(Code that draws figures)
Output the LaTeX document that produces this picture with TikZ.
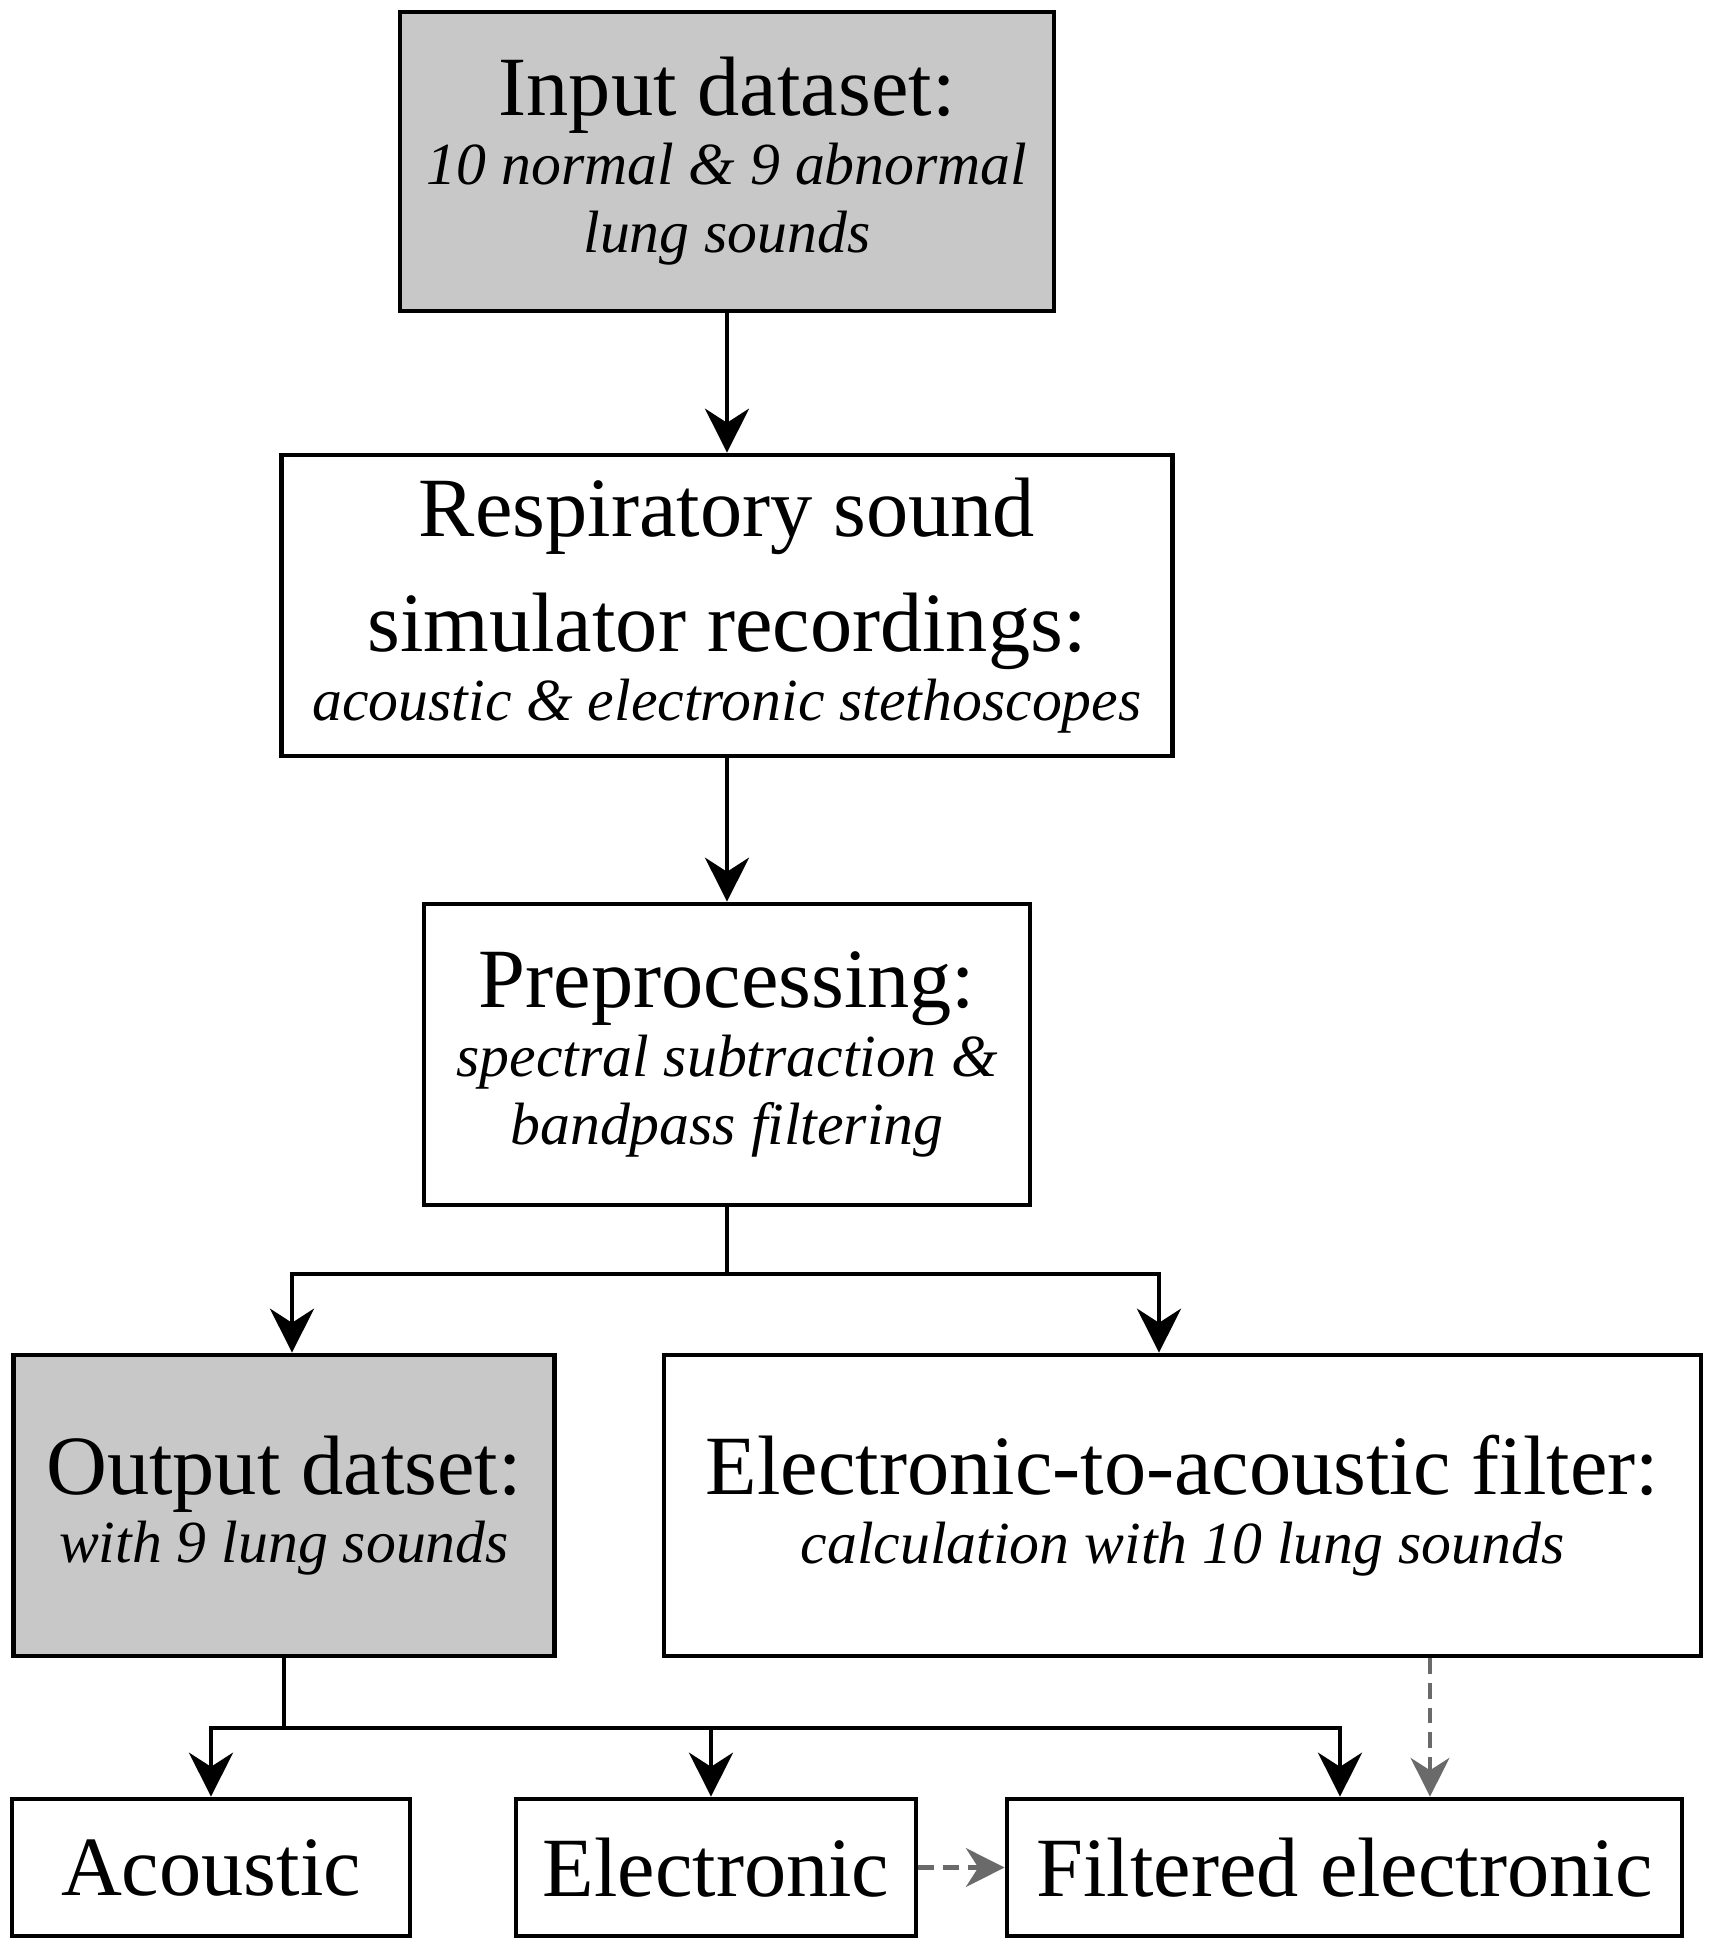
\documentclass[tikz,border=0pt]{standalone}
\usepackage{fontspec}
\setmainfont{Liberation Serif}
\usetikzlibrary{arrows.meta}
\definecolor{boxgray}{HTML}{C8C8C8}
\definecolor{dashgray}{HTML}{6A6A6A}
\tikzset{
  box/.style={draw=black, line width=1.35pt, rectangle, inner sep=0pt, align=center,
    font=\fontsize{24}{19.5}\selectfont},
  shaded/.style={box, fill=boxgray},
  arr/.style={line width=1.25pt, -{Stealth[length=12.5pt, width=12.5pt, inset=4pt]}},
  plain/.style={line width=1.25pt},
  dasharr/.style={line width=1.2pt, dashgray, dash pattern=on 4.5pt off 2.5pt,
    -{Stealth[length=11pt, width=11pt, inset=3.5pt]}},
}
\newcommand{\sub}[1]{{\fontsize{17}{19.5}\selectfont\itshape #1}}
\begin{document}
\begin{tikzpicture}[x=0.1mm, y=-0.1mm]
\useasboundingbox (0,0) rectangle (1717,1950);
\node[shaded, minimum width=65.4mm, minimum height=29.9mm] (b1) at (727,161.5)
  {Input dataset:\\ \sub{10 normal \& 9 abnormal}\\ \sub{lung sounds}};
\node[box, minimum width=89.1mm, minimum height=30.1mm] (b2) at (727,605.5)
  {Respiratory sound\\[10pt] simulator recordings:\\ \sub{acoustic \& electronic stethoscopes}};
\node[box, minimum width=60.6mm, minimum height=30.1mm] (b3) at (727,1054.5)
  {Preprocessing:\\ \sub{spectral subtraction \&}\\ \sub{bandpass filtering}};
\node[shaded, minimum width=54.1mm, minimum height=30.1mm] (b4) at (284,1505.5)
  {Output datset:\\ \sub{with 9 lung sounds}};
\node[box, minimum width=103.7mm, minimum height=30.1mm] (b5) at (1182.5,1505.5)
  {Electronic-to-acoustic filter:\\ \sub{calculation with 10 lung sounds}};
\node[box, minimum width=39.8mm, minimum height=13.7mm] (a) at (211,1867.5) {Acoustic};
\node[box, minimum width=40mm, minimum height=13.7mm] (e) at (716,1867.5) {Electronic};
\node[box, minimum width=67.5mm, minimum height=13.7mm] (f) at (1344.5,1867.5) {Filtered electronic};

\coordinate (j1) at (727,1274);
\coordinate (j2) at (284,1728);

\draw[arr] (b1.south) -- (b2.north);
\draw[arr] (b2.south) -- (b3.north);
\draw[plain] (b3.south) -- (j1);
\draw[arr] (j1) -| ([xshift=0.8mm]b4.north);
\draw[arr] (j1) -| ([xshift=-2.35mm]b5.north);
\draw[plain] (b4.south) -- (j2);
\draw[arr] (j2) -| (a.north);
\draw[arr] (j2) -| ([xshift=-0.45mm]f.north);
\draw[arr] ([xshift=-0.5mm]e.north |- j2) -- ([xshift=-0.5mm]e.north);
\draw[dasharr] ([xshift=24.75mm]b5.south) -- ([xshift=24.75mm]b5.south |- f.north);
\draw[dasharr] (e.east) -- (f.west);
\end{tikzpicture}
\end{document}
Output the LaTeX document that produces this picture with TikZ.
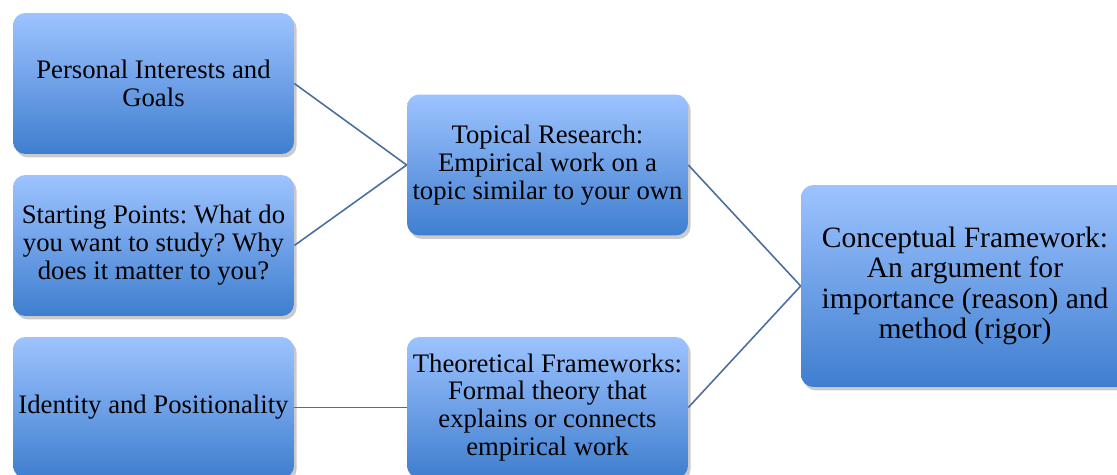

# Set problem
Copy out all the records exactly, excluding pictures.

# Task solution
Output the LaTeX document that produces this picture with TikZ.
\documentclass[tikz,border=0pt]{standalone}
\usepackage{fontspec}
\setmainfont{Liberation Serif}
\usetikzlibrary{arrows.meta}
\definecolor{boxgray}{HTML}{C8C8C8}
\definecolor{dashgray}{HTML}{6A6A6A}
\tikzset{
  box/.style={draw=black, line width=1.35pt, rectangle, inner sep=0pt, align=center,
    font=\fontsize{24}{19.5}\selectfont},
  shaded/.style={box, fill=boxgray},
  arr/.style={line width=1.25pt, -{Stealth[length=12.5pt, width=12.5pt, inset=4pt]}},
  plain/.style={line width=1.25pt},
  dasharr/.style={line width=1.2pt, dashgray, dash pattern=on 4.5pt off 2.5pt,
    -{Stealth[length=11pt, width=11pt, inset=3.5pt]}},
}
\newcommand{\sub}[1]{{\fontsize{17}{19.5}\selectfont\itshape #1}}
\begin{document}
\begin{tikzpicture}[x=0.1mm, y=-0.1mm]
\useasboundingbox (0,0) rectangle (1717,1950);
\node[shaded, minimum width=65.4mm, minimum height=29.9mm] (b1) at (727,161.5)
  {Input dataset:\\ \sub{10 normal \& 9 abnormal}\\ \sub{lung sounds}};
\node[box, minimum width=89.1mm, minimum height=30.1mm] (b2) at (727,605.5)
  {Respiratory sound\\[10pt] simulator recordings:\\ \sub{acoustic \& electronic stethoscopes}};
\node[box, minimum width=60.6mm, minimum height=30.1mm] (b3) at (727,1054.5)
  {Preprocessing:\\ \sub{spectral subtraction \&}\\ \sub{bandpass filtering}};
\node[shaded, minimum width=54.1mm, minimum height=30.1mm] (b4) at (284,1505.5)
  {Output datset:\\ \sub{with 9 lung sounds}};
\node[box, minimum width=103.7mm, minimum height=30.1mm] (b5) at (1182.5,1505.5)
  {Electronic-to-acoustic filter:\\ \sub{calculation with 10 lung sounds}};
\node[box, minimum width=39.8mm, minimum height=13.7mm] (a) at (211,1867.5) {Acoustic};
\node[box, minimum width=40mm, minimum height=13.7mm] (e) at (716,1867.5) {Electronic};
\node[box, minimum width=67.5mm, minimum height=13.7mm] (f) at (1344.5,1867.5) {Filtered electronic};

\coordinate (j1) at (727,1274);
\coordinate (j2) at (284,1728);

\draw[arr] (b1.south) -- (b2.north);
\draw[arr] (b2.south) -- (b3.north);
\draw[plain] (b3.south) -- (j1);
\draw[arr] (j1) -| ([xshift=0.8mm]b4.north);
\draw[arr] (j1) -| ([xshift=-2.35mm]b5.north);
\draw[plain] (b4.south) -- (j2);
\draw[arr] (j2) -| (a.north);
\draw[arr] (j2) -| ([xshift=-0.45mm]f.north);
\draw[arr] ([xshift=-0.5mm]e.north |- j2) -- ([xshift=-0.5mm]e.north);
\draw[dasharr] ([xshift=24.75mm]b5.south) -- ([xshift=24.75mm]b5.south |- f.north);
\draw[dasharr] (e.east) -- (f.west);
\end{tikzpicture}
\end{document}
Output the LaTeX document that produces this picture with TikZ.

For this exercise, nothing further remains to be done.